Personal information
- Full name: Paul de Lange
- Date of birth: 4 February 1981 (age 45)
- Place of birth: Beverwijk, Netherlands
- Height: 1.80 m (5 ft 11 in)
- Position: Midfielder

Team information
- Current team: Katwijk
- Number: 8

Youth career
- DEM Beverwijk
- Telstar

Senior career*
- Years: Team / Apps / (Gls)
- 2000–2003: Telstar / 125 / (8)
- 2003–2004: SC Heerenveen / 27 / (1)
- 2005–2007: RBC Roosendaal / 65 / (2)
- 2007–2008: Veria / 15 / (1)
- 2008–2013: FC Volendam / 92 / (14)
- 2011–2012: → Almere City (loan) / 36 / (1)
- 2013–: Katwijk / 52 / (0)

= Paul de Lange =

Dutch footballer

Paul de Lange (born 4 February 1981 in Beverwijk) is a Dutch footballer who currently plays as a midfielder for Katwijk in the Dutch Tweede Divisie.

==Career==
De Lange started his career as a youth soccer player at local amateur club R.K. v.v. DEM Beverwijk, before making the move to the youth department of Telstar. He made his debut in professional football at age 19, on 19 August 2000 in the Eerste Divisie match against Excelsior, coming on as a 90th-minute substitute for Melvin Holwijn. The match ended in a 3-1 win for the White Lions. He was signed by SC Heerenveen in the summer of 2003, making his Eredivisie-debut on 17 August 2003, the opening day of the 2003–04 Eredivisie season, in a 0-1 away victory against FC Volendam. De Lange made a further 27 league appearances in the 2003-04 season, then joined RBC Roosendaal the following season.
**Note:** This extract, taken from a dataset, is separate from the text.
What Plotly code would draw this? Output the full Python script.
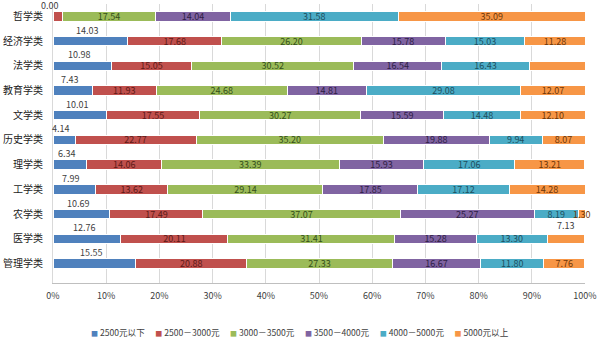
import plotly.graph_objects as go

categories = ["哲学类", "经济学类", "法学类", "教育学类", "文学类", "历史学类",
              "理学类", "工学类", "农学类", "医学类", "管理学类"]
series_names = ["2500元以下", "2500－3000元", "3000－3500元", "3500－4000元",
                "4000－5000元", "5000元以上"]
s_lt2500 = [0.00, 14.03, 10.98, 7.43, 10.01, 4.14, 6.34, 7.99, 10.69, 12.76, 15.55]
s_2500_3000 = [1.75, 17.68, 15.05, 11.93, 17.55, 22.77, 14.06, 13.62, 17.49, 20.11, 20.88]
s_3000_3500 = [17.54, 26.20, 30.52, 24.68, 30.27, 35.20, 33.39, 29.14, 37.07, 31.41, 27.33]
s_3500_4000 = [14.04, 15.78, 16.54, 14.81, 15.59, 19.88, 15.93, 17.85, 25.27, 15.28, 16.67]
s_4000_5000 = [31.58, 15.03, 16.43, 29.08, 14.48, 9.94, 17.06, 17.12, 8.19, 13.30, 11.80]
s_gt5000 = [35.09, 11.28, 10.48, 12.07, 12.10, 8.07, 13.21, 14.28, 1.30, 7.13, 7.76]
tick_vals = [0, 10, 20, 30, 40, 50, 60, 70, 80, 90, 100]
tick_text = [f"{v}%" for v in tick_vals]

series = [s_lt2500, s_2500_3000, s_3000_3500, s_3500_4000, s_4000_5000, s_gt5000]
colors = ["#4F81BD", "#C0504D", "#9BBB59", "#8064A2", "#4BACC6", "#F79646"]
text_colors = ["#1f3550", "#5e1a17", "#34501a", "#2e2045", "#1d4f5e", "#6e3608"]
FONT = "Noto Sans CJK SC"

fig = go.Figure()
for i, (name, vals) in enumerate(zip(series_names, series)):
    texts = []
    for j, v in enumerate(vals):
        cat = categories[j]
        if i == 0:
            texts.append("")          # blue labels drawn above the bars
        elif i == 1 and cat == "哲学类":
            texts.append("")
        elif i == 5 and cat in ("医学类", "农学类"):
            texts.append("")          # drawn as annotations
        else:
            texts.append(f"{v:.2f}")
    fig.add_trace(go.Bar(
        y=categories, x=vals, name=name, orientation="h",
        marker=dict(color=colors[i], line=dict(color="white", width=1)),
        text=texts, textposition="inside", insidetextanchor="middle",
        textfont=dict(size=9, color=text_colors[i], family=FONT),
        cliponaxis=False, showlegend=False,
    ))

# blue labels placed above bars
for j, cat in enumerate(categories):
    v = s_lt2500[j]
    fig.add_annotation(x=v / 2, y=cat, text=f"{v:.2f}", showarrow=False,
                       yshift=11, xshift=-3, xanchor="center",
                       font=dict(size=9, color="#404040", family=FONT))

# 医学类 orange label above the bar
j = categories.index("医学类")
start = 100 - s_gt5000[j]
fig.add_annotation(x=start + s_gt5000[j] / 2, y=categories[j], text=f"{s_gt5000[j]:.2f}",
                   showarrow=False, yshift=13, xanchor="center",
                   font=dict(size=9, color="#404040", family=FONT))
# 农学类 orange label overflowing its tiny segment
j = categories.index("农学类")
start = 100 - s_gt5000[j]
fig.add_annotation(x=start + s_gt5000[j] / 2, y=categories[j], text=f"{s_gt5000[j]:.2f}",
                   showarrow=False, xanchor="center",
                   font=dict(size=9, color=text_colors[5], family=FONT))

# legend (small square markers, single row) built from the series lists
legend_parts = [f'<span style="color:{c};font-size:7px">■</span>\u00a0{n}'
                for n, c in zip(series_names, colors)]
fig.add_annotation(x=0.465, y=-0.175, xref="paper", yref="paper",
                   xanchor="center", yanchor="middle", showarrow=False,
                   text="\u3000\u00a0".join(legend_parts),
                   font=dict(size=8.6, color="#404040", family=FONT))

fig.update_layout(
    barmode="stack", bargap=0.62,
    width=600, height=339,
    margin=dict(l=53, r=15, t=4, b=56),
    paper_bgcolor="white", plot_bgcolor="white",
    font=dict(family=FONT, size=10, color="#333333"),
    uniformtext=dict(minsize=9, mode="show"),
    showlegend=False,
    xaxis=dict(range=[0, 100], tickvals=tick_vals, ticktext=tick_text,
               showgrid=True, gridcolor="#d9d9d9", gridwidth=1,
               showline=True, linecolor="#bfbfbf", zeroline=False,
               tickfont=dict(size=9, color="#404040"), ticks="",
               ticklabelstandoff=4, automargin=False),
    yaxis=dict(autorange="reversed", showgrid=False, showline=True, linecolor="#d9d9d9",
               ticks="", tickfont=dict(size=10, color="#222222"),
               ticklabelstandoff=7, automargin=False),
)

fig.write_html("out.html")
After three years in Roosendaal, he was picked up by Super League Greece club Veria. After 15 appearances for the Greek side, he was picked up by newly promoted Eredivisie side FC Volendam in May 2008 making 31 league appearances and scoring 5 goals in that season.

In January 2011, De Lange went to Almere City on loan for the rest of the season.